Бросятся с мест своих в эти дни все народы земные; брань великая будет, – брань, небывалая в мире: желтые полчища азиатов, тронувшись с насиженных мест, обагрят поля европейские океанами крови; будет, будет – Цусима! Будет – новая Калка!..
Куликово Поле, я жду тебя!
Воссияет в тот день и последнее Солнце над моею родною землей. Если, Солнце, ты не взойдешь, то, о, Солнце, под монгольской тяжелой пятой опустятся европейские берега, и над этими берегами закурчавится пена; земнородные существа вновь опустятся к дну океанов – в прародимые, в давно забытые хаосы…
Встань, о, Солнце!
НАСКОЛЬКО ВАЖНЫ В «ПЕТЕРБУРГЕ» ИМЕНА ГЕРОЕВ?
Очень важны. И даже не столько имена, сколько самое их звучание – в полном соответствии с теорией Белого о том, что звуковые символы открывают доступ к тайнам мира. В «Мастерстве Гоголя» Белый писал: «Я же сам поздней натолкнулся на удивившую меня связь меж словесной инструментовкой и фабулой (непроизвольно осуществленную); звуковой лейтмотив и сенатора и сына сенатора идентичен согласным, строящим их имена, отчества и фамилию: “Аполлон Аполлонович Аблеухов”: плл-плл-бл сопровождает сенатора; “Николай Аполлонович Аблеухов”: кл-плл-бл; все, имеющее отношение к Аблеуховым, полно звуками пл-бл и кл. Лейтмотив провокатора вписан в фамилию “Липпанченко”: его лпп обратно плл (Аблеухова); подчеркнут звук ппп, как разрост оболочек в бреде сенатора, – Липпанченко, шар, издает звук пепп-пеппе: “Пепп Пеппович Пепп будет шириться, шириться, шириться; и Пепп Пеппович Пепп лопнет: лопнет все”».
Ключи к семантике звуков у Белого можно искать в его поэме в прозе «Глоссолалия», близкой к теории «звездного языка» теории «звездного языка» (#) Хлебникова. Здесь Белый связывает значение звуков с положениями языка, нёба и гортани при их произнесении, сопоставляет эти положения с жестами и позами танцоров. Звук [п] для Белого означал «уплотнение чувств», что только на первый взгляд противоположно взрыву бомбы и «разрастанию оболочек в бреде»: ведь в бомбе именно сжата, уплотнена разрушительная энергия.
Вслед за Белым Иванов-Разумник выделяет в «Петербурге» «лейттона», «лейтзвуки» (по аналогии с лейтмотивами): для первой половины романа это «л–к–л» (лак, лоск, блеск), для второй – «пп–пп–лл» (выраженное прежде всего в угрожающем тиканье бомбы, но кроме этого – в «давлении стен» дома Аблеуховых).

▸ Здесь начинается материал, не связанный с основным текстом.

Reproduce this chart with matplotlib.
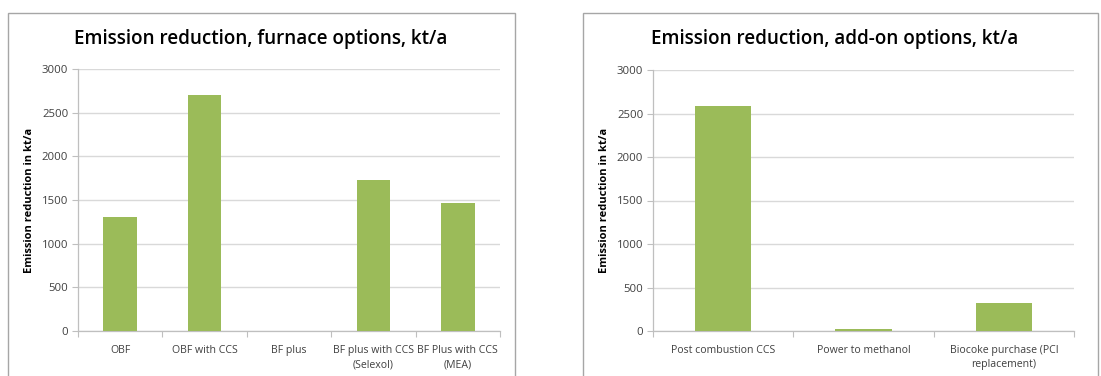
import matplotlib
matplotlib.use("Agg")
import matplotlib.pyplot as plt
from matplotlib.patches import Rectangle
import numpy as np

plt.rcParams['font.family'] = ['Open Sans', 'DejaVu Sans']

furnace_options = ["OBF", "OBF with CCS", "BF plus", "BF plus with CCS\n(Selexol)", "BF Plus with CCS\n(MEA)"]
furnace_values = [1300, 2700, 0, 1725, 1460]

addon_options = ["Post combustion CCS", "Power to methanol", "Biocoke purchase (PCI\nreplacement)"]
addon_values = [2590, 28, 325]

y_ticks = [0, 500, 1000, 1500, 2000, 2500, 3000]

BAR = "#9bbb59"
GRID = "#d9d9d9"
TXT = "#404040"

fig = plt.figure(figsize=(11.01, 3.76), dpi=100)

# chart frames
for x0, x1 in [(8, 515), (583, 1098)]:
    fig.patches.append(Rectangle((x0 / 1101, -0.05), (x1 - x0) / 1101, 1 - 13 / 376 + 0.05,
                                 transform=fig.transFigure, fill=False,
                                 edgecolor="#a6a6a6", linewidth=1.0))


def draw(ax, cats, vals, title, title_x):
    n = len(cats)
    x = np.arange(n)
    ax.bar(x, vals, width=0.4, color=BAR, zorder=3)
    ax.set_xlim(-0.5, n - 0.5)
    ax.set_ylim(0, 3000)
    ax.set_yticks(y_ticks)
    ax.set_yticklabels([str(v) for v in y_ticks], fontsize=8.2, color=TXT)
    ax.set_xticks(x)
    ax.set_xticklabels(cats, fontsize=7.6, color=TXT, linespacing=1.45)
    ax.set_xticks(np.arange(n + 1) - 0.5, minor=True)
    ax.tick_params(axis='x', which='major', length=0, pad=10)
    ax.tick_params(axis='x', which='minor', length=4, color="#bfbfbf", width=0.8)
    ax.tick_params(axis='y', length=4, color="#bfbfbf", width=0.8, pad=3)
    ax.grid(axis='y', color=GRID, linewidth=1.0, zorder=0)
    for s in ['top', 'right']:
        ax.spines[s].set_visible(False)
    for s in ['left', 'bottom']:
        ax.spines[s].set_color("#bfbfbf")
        ax.spines[s].set_linewidth(0.9)
    ax.set_ylabel("Emission reduction in kt/a", fontsize=8, fontweight='bold',
                  color="black", labelpad=5)
    fig.text(title_x, 1 - 39 / 376, title, fontsize=13.6, ha='center', va='center',
             color="black", fontweight='semibold')


ax1 = fig.add_axes([78 / 1101, 45 / 376, 422 / 1101, 262 / 376])
draw(ax1, furnace_options, furnace_values,
     "Emission reduction, furnace options, kt/a", 261 / 1101)

ax2 = fig.add_axes([653 / 1101, 45 / 376, 421 / 1101, 261 / 376])
draw(ax2, addon_options, addon_values,
     "Emission reduction, add-on options, kt/a", 835 / 1101)

fig.savefig("out.png", dpi=100)
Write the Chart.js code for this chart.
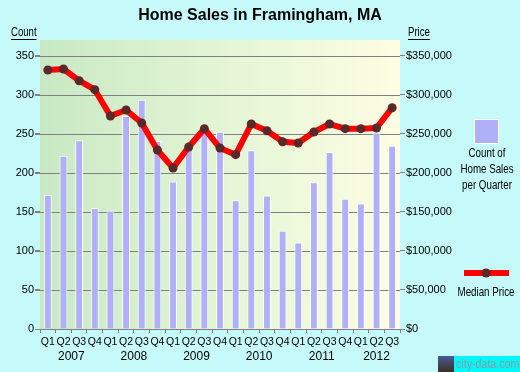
<!DOCTYPE html>
<html>
<head>
<meta charset="utf-8">
<script src="https://cdn.jsdelivr.net/npm/chart.js@4.4.1/dist/chart.umd.min.js"></script>
<style>
  html, body { margin: 0; padding: 0; background: #c6f9f9; }
  #wrap { width: 520px; height: 372px; position: relative; }
</style>
</head>
<body>
<div id="wrap"><canvas id="grafik" width="520" height="372"></canvas></div>
<script>
const quarters = ['Q1','Q2','Q3','Q4','Q1','Q2','Q3','Q4','Q1','Q2','Q3','Q4',
                  'Q1','Q2','Q3','Q4','Q1','Q2','Q3','Q4','Q1','Q2','Q3'];
const years = ['2007','2008','2009','2010','2011','2012'];
const quartersPerYear = [4, 4, 4, 4, 4, 3];
const salesCount = [172, 222, 242, 155, 152, 273, 294, 241, 189, 232, 262, 253,
                    165, 229, 171, 126, 111, 188, 227, 167, 161, 252, 235];
const medianPrice = [332000, 333300, 318300, 306800, 273100, 280800, 264100, 229500,
                     206400, 233300, 256800, 232000, 223500, 262800, 254200, 240100,
                     238500, 252600, 262800, 256800, 256800, 257700, 283700];
const countTicks = [0, 50, 100, 150, 200, 250, 300, 350];
const priceTicks = [0, 50000, 100000, 150000, 200000, 250000, 300000, 350000];

const sans = '"Liberation Sans", Arial, sans-serif';
const BAR = '#b0b0f8';
const DOT = '#5a2828';

// narrow text: squeeze horizontally like the original's condensed font
function narrowText(c, txt, x, y, sx) {
    c.save();
    c.translate(x, y);
    c.scale(sx, 1);
    c.fillText(txt, 0, 0);
    c.restore();
}

// background gradient, title, year labels, legend, logo
const decor = {
    id: 'decor',
    beforeDatasetsDraw(chart) {
        const a = chart.chartArea, c = chart.ctx;
        c.save();
        const g = c.createLinearGradient(a.left, 0, a.right, 0);
        g.addColorStop(0, '#c8e8c4');
        g.addColorStop(0.5, '#e4f5d6');
        g.addColorStop(1, '#fdfde2');
        c.fillStyle = g;
        c.fillRect(a.left, a.top, a.right - a.left, a.bottom - a.top);
        // grid lines on top of the fill
        const y = chart.scales.y;
        c.strokeStyle = '#808080';
        c.lineWidth = 1;
        countTicks.forEach(v => {
            const py = Math.round(y.getPixelForValue(v)) + 0.5;
            c.beginPath(); c.moveTo(a.left - 5, py); c.lineTo(a.right, py); c.stroke();
        });
        c.restore();
    },
    afterDraw(chart) {
        const c = chart.ctx, x = chart.scales.x;
        c.save();
        c.fillStyle = '#000';
        c.textAlign = 'center';
        c.textBaseline = 'middle';
        c.font = 'bold 16px ' + sans;
        c.fillText('Home Sales in Framingham, MA', 260, 16);

        // year labels under the quarters
        c.font = '12px ' + sans;
        let i = 0;
        years.forEach((yr, k) => {
            const n = quartersPerYear[k];
            const mid = (x.getPixelForValue(i) + x.getPixelForValue(i + n - 1)) / 2;
            c.fillText(yr, mid, 357);
            i += n;
        });

        // axis titles
        c.font = '12px ' + sans;
        c.textAlign = 'left';
        narrowText(c, 'Count', 11, 33, 0.8);
        narrowText(c, 'Price', 408, 33, 0.8);
        c.fillRect(11, 39, c.measureText('Count').width * 0.8, 1);
        c.fillRect(408, 39, c.measureText('Price').width * 0.8, 1);

        // legend: bars
        c.fillStyle = '#fff';
        c.fillRect(474, 119, 25, 25);
        c.fillStyle = BAR;
        c.fillRect(475, 120, 23, 23);
        c.fillStyle = '#000';
        c.textAlign = 'center';
        c.font = '12.5px ' + sans;
        narrowText(c, 'Count of', 487, 154, 0.78);
        narrowText(c, 'Home Sales', 487, 170, 0.78);
        narrowText(c, 'per Quarter', 487, 186, 0.78);

        // legend: line
        c.fillStyle = '#ff0000';
        c.fillRect(464, 270, 45, 6);
        c.fillStyle = DOT;
        c.beginPath(); c.arc(486, 273, 4.5, 0, Math.PI * 2); c.fill();
        c.fillStyle = '#000';
        narrowText(c, 'Median Price', 486, 293, 0.78);

        // logo
        const lg = c.createLinearGradient(0, 356, 0, 372);
        lg.addColorStop(0, '#4a5a9a');
        lg.addColorStop(1, '#3a3020');
        c.fillStyle = lg;
        c.fillRect(438, 356, 16, 16);
        c.fillStyle = '#00f8f8';
        c.fillRect(454, 356, 66, 16);
        c.fillStyle = '#8a9aa8';
        c.textAlign = 'left';
        c.font = '13px ' + sans;
        narrowText(c, 'city-data.com', 456, 364, 0.82);
        c.restore();
    }
};

new Chart(document.getElementById('grafik'), {
    data: {
        labels: quarters,
        datasets: [{
            type: 'line',
            label: 'Median Price',
            data: medianPrice,
            yAxisID: 'y2',
            borderColor: '#ff0000',
            borderWidth: 6,
            borderJoinStyle: 'round',
            borderCapStyle: 'round',
            pointRadius: 4.5,
            pointBackgroundColor: DOT,
            pointBorderWidth: 0,
            tension: 0,
            order: 0
        }, {
            type: 'bar',
            label: 'Count of Home Sales per Quarter',
            data: salesCount,
            yAxisID: 'y',
            backgroundColor: BAR,
            borderColor: '#ffffff',
            borderWidth: { top: 1, left: 1, right: 1, bottom: 0 },
            borderSkipped: 'bottom',
            barPercentage: 0.5,
            categoryPercentage: 1,
            order: 1
        }]
    },
    options: {
        responsive: false,
        animation: false,
        events: [],
        layout: { padding: { top: 40, left: 0, right: 0, bottom: 0 } },
        plugins: { legend: { display: false }, tooltip: { enabled: false } },
        scales: {
            x: {
                offset: true,
                grid: { offset: true, drawOnChartArea: false, tickLength: 4, color: '#808080' },
                border: { display: false },
                ticks: { color: '#000', font: { family: sans, size: 10.5 }, padding: 3, maxRotation: 0, autoSkip: false },
                afterFit(s) { s.height = 43; }
            },
            y: {
                position: 'left',
                min: 0,
                max: 370.5,
                grid: { drawOnChartArea: false, tickLength: 5, color: '#808080' },
                border: { display: false },
                ticks: { color: '#000', font: { family: sans, size: 11 }, padding: 1 },
                afterBuildTicks(s) { s.ticks = countTicks.map(v => ({ value: v })); },
                afterFit(s) { s.width = 40; }
            },
            y2: {
                position: 'right',
                min: 0,
                max: 370500,
                grid: { drawOnChartArea: false, tickLength: 5, color: '#808080' },
                border: { display: false },
                ticks: {
                    color: '#000', font: { family: sans, size: 11 }, padding: 1,
                    callback: v => '$' + v.toLocaleString('en-US')
                },
                afterBuildTicks(s) { s.ticks = priceTicks.map(v => ({ value: v })); },
                afterFit(s) { s.width = 120; }
            }
        }
    },
    plugins: [decor]
});
</script>
</body>
</html>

Столкновение этих звуков отражено в конфликте Николая Аполлоновича с Аполлоном Аполлоновичем. Еще одна ассоциация с комплексом звуков «плл» – сатанинский культ палладистов, о котором разговаривают гости на балу у Цукатовых. Этот культ, по уверению одного из гостей, исповедуют «высшие ступени жидомасонства». На самом деле палладизм – мистификация французского журналиста Лео Таксиля, обманувшая даже папу римского. Получается, что даже звуки имени сенатора связаны с темой заговора.

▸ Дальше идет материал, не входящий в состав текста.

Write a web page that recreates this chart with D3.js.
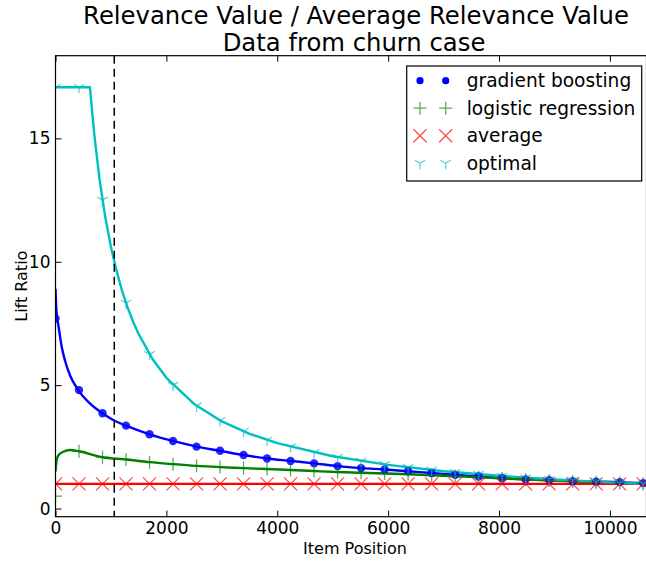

Имена героев значимы и на более высоком, ассоциативном уровне; прежде всего это касается старого сенатора. Имя Аполлон связано с аполлоническим началом в понимании Ницше – светлым, рациональным, упорядоченным. Циркуляры и распоряжения с бюрократического олимпа должны упорядочивать всю Россию – но в конце романа выясняется, что это уже невозможно: «Стрелометатель, – тщетно он слал зубчатую Аполлонову молнию; переменилась история; в древние мифы не верят; Аполлон Аполлонович Аблеухов – вовсе не бог Аполлон: он – Аполлон Аполлонович, петербургский чиновник». Сам жалкий облик Аблеухова-старшего, по Владимиру Топорову, говорит о кризисе, вырождении аполлонизма в России[32 - Топоров В. Н. Указ. соч. C. 152.]; двойное имя в сочетании с определением «петербургский чиновник» напоминает уже не об Аполлоне, а об Акакии Акакиевиче[33 - Белый А. Мастерство Гоголя. – М.; Л.: ГИХЛ, 1934. C. 305.]. После провала «аполлонического проекта» Россия погружается в хаос, выразитель которого – носитель дионисийского начала и одновременно «отцовское отродье» Николай Аполлонович (чье имя означает «победитель народов»).

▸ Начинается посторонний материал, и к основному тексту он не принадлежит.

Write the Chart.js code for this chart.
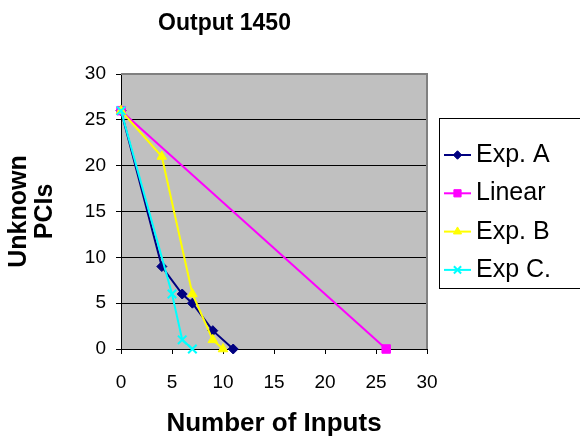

Тяга Белого к удвоению имен (Аполлон Аполлонович, Сергей Сергеевич, Герман Германович) восходит к Гоголю. То или иное звукосмысловое начало таким образом становится более выпуклым. Сюда же можно добавить тройное А в инициалах сенатора – возможно, подчеркивающее его государственную значимость. Наконец, еще одна коннотация – персонаж «Краткой повести об антихристе» Владимира Соловьева: антихриста зовут Аполлоний, и он – предводитель войск, которые нападают на Европу с Востока. Невроз «восточной угрозы» очень значим для «Петербурга» – и он сказывается даже в имени вроде бы совершенно европейского, но на самом деле происходящего от монгольских предков сенатора.
ЧТО ТАКОЕ МОЗГОВАЯ ИГРА?
«Мозговая игра» – одно из центральных понятий во вселенной «Петербурга». Оно примыкает к целому ряду измененных состояний сознания в романе: сюда можно отнести сны, галлюцинации, бред, «астральные путешествия». «Мозговой игре» предаются почти все герои; может быть, вернее было бы сказать, что «мозговая игра» захватывает их как пассивных участников. Так, у Аблеухова-старшего она может «самопроизвольно… вдвинуться в мозг, то есть в кучу бумаг и прошений». Содержание этой игры характеризует героя: в голове сенатора промелькивают «картины, рояль, зеркала, перламутр, инкрустация столиков» – постылая, но все же хорошо знакомая обстановка, которую нарушают непредвиденные явления, например, появление в доме подозрительных незнакомцев с усиками.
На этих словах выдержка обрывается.